Outra característica das verdadeiras amizades é que elas jamais arrefecem. Um testemunho pessoal tratará de provar o que digo: dias atrás reencontrei amigos que não via há muitos anos. Foi como se nunca nos tivéssemos separado: o carinho, a consideração, o respeito… enfim, a chama da amizade reascendeu imediatamente. Com um acréscimo: um grande baú de memórias que, ao ser aberto, trouxe muitas lembranças revigorantes. Uma verdadeira bênção!
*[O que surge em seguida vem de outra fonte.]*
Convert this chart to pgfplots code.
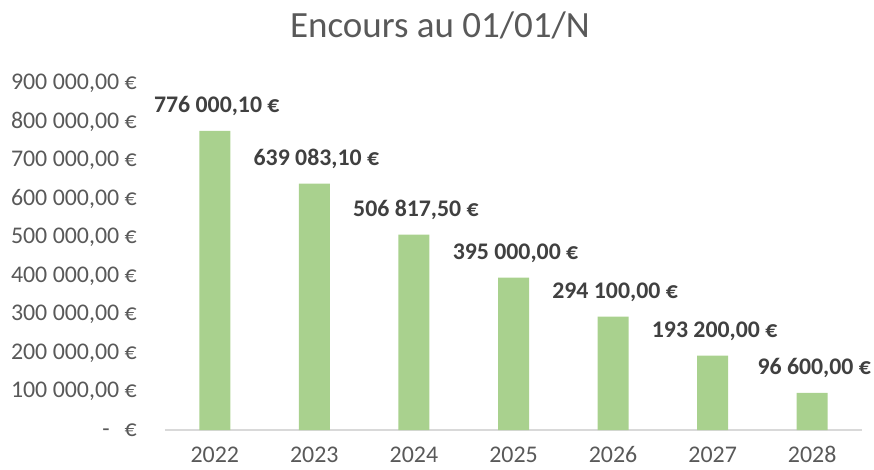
\documentclass[border=0pt]{standalone}
\usepackage{pgfplots}
\pgfplotsset{compat=1.18}
\usepackage{pgfplotstable}
\usepackage{fontspec}
\setmainfont{Carlito}
\definecolor{barc}{HTML}{A9D18E}
\definecolor{txt}{HTML}{595959}
\definecolor{lbl}{HTML}{404040}
\definecolor{axl}{HTML}{D9D9D9}

\pgfplotstableread[col sep=semicolon]{
x;y;lab
0;776000.10;776 000,10 €
1;639083.10;639 083,10 €
2;506817.50;506 817,50 €
3;395000.00;395 000,00 €
4;294100.00;294 100,00 €
5;193200.00;193 200,00 €
6;96600.00;96 600,00 €
}\data

\begin{document}
\begin{tikzpicture}
\begin{axis}[
  scale only axis, width=697pt, height=347pt,
  xmin=-0.5, xmax=6.5, ymin=0, ymax=900000,
  axis x line*=bottom, axis y line*=left,
  y axis line style={draw=none},
  x axis line style={draw=axl, line width=1.3pt},
  major tick length=0pt,
  scaled y ticks=false,
  ytick={0,100000,200000,300000,400000,500000,600000,700000,800000,900000},
  yticklabels={{-\hspace{15pt}€},{100 000,00 €},{200 000,00 €},{300 000,00 €},{400 000,00 €},{500 000,00 €},{600 000,00 €},{700 000,00 €},{800 000,00 €},{900 000,00 €}},
  xtick={0,1,2,3,4,5,6},
  xticklabels={2022,2023,2024,2025,2026,2027,2028},
  tick label style={font=\fontsize{23.9}{28}\selectfont, text=txt, inner sep=0pt},
  yticklabel style={anchor=east, xshift=-28pt},
  xticklabel style={anchor=base, yshift=-32.5pt},
  ybar, bar width=31pt,
  nodes near coords={\pgfplotspointmeta},
  point meta=explicit symbolic,
  every node near coord/.append style={font=\bfseries\fontsize{23.8}{28}\selectfont, text=lbl, anchor=base, yshift=18pt, xshift=2pt},
]
\addplot[fill=barc, draw=none] table[x=x, y=y, meta=lab]{\data};
\coordinate (SW) at (rel axis cs:0,0);
\end{axis}
\coordinate (O) at ([shift={(-165pt,-39pt)}]SW);
\node[anchor=base, font=\fontsize{37}{44}\selectfont, text=txt, inner sep=0pt] at ([shift={(440pt,431pt)}]O) {Encours au 01/01/N};
\pgfresetboundingbox
\useasboundingbox (O) rectangle ([shift={(874pt,469pt)}]O);
\end{tikzpicture}
\end{document}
Porém, uma das constatações de Lewis quando escreveu Os quatro amores, ainda no final da década de 1950, é que o mundo moderno ignora o valor da verdadeira Amizade. E tenho certeza que, de lá para cá, piorou muito. Se minha geração ainda pode guardar no peito o valor das verdadeiras amizades, a geração atual vive num verdadeiro deserto de amigos. Muito provavelmente por um motivo muito simples, que confirma a tese de Aristóteles de dois mil e trezentos anos atrás: de que se não há virtude, não pode haver verdadeira amizade. Assim como a virtude deixou de ser uma aspiração, as amizades se resumem à mera utilidade – o prazer e à necessidade. Sem contar as amizades que a ganância, o egoísmo e as ideologias destroem. O Um Anel da modernidade está sempre em disputa, e não é fácil resistir aos seus encantos.
Que não sejamos como Gollum, cuja alma mesquinha sucumbiu ao mal irreversível e fratricida; tampouco como Boromir, que, tentado pelo desejo de fazer o bem, foi dominado pelo poder do Anel e pagou um alto preço por isso. O Brasil precisa de verdadeiros amigos!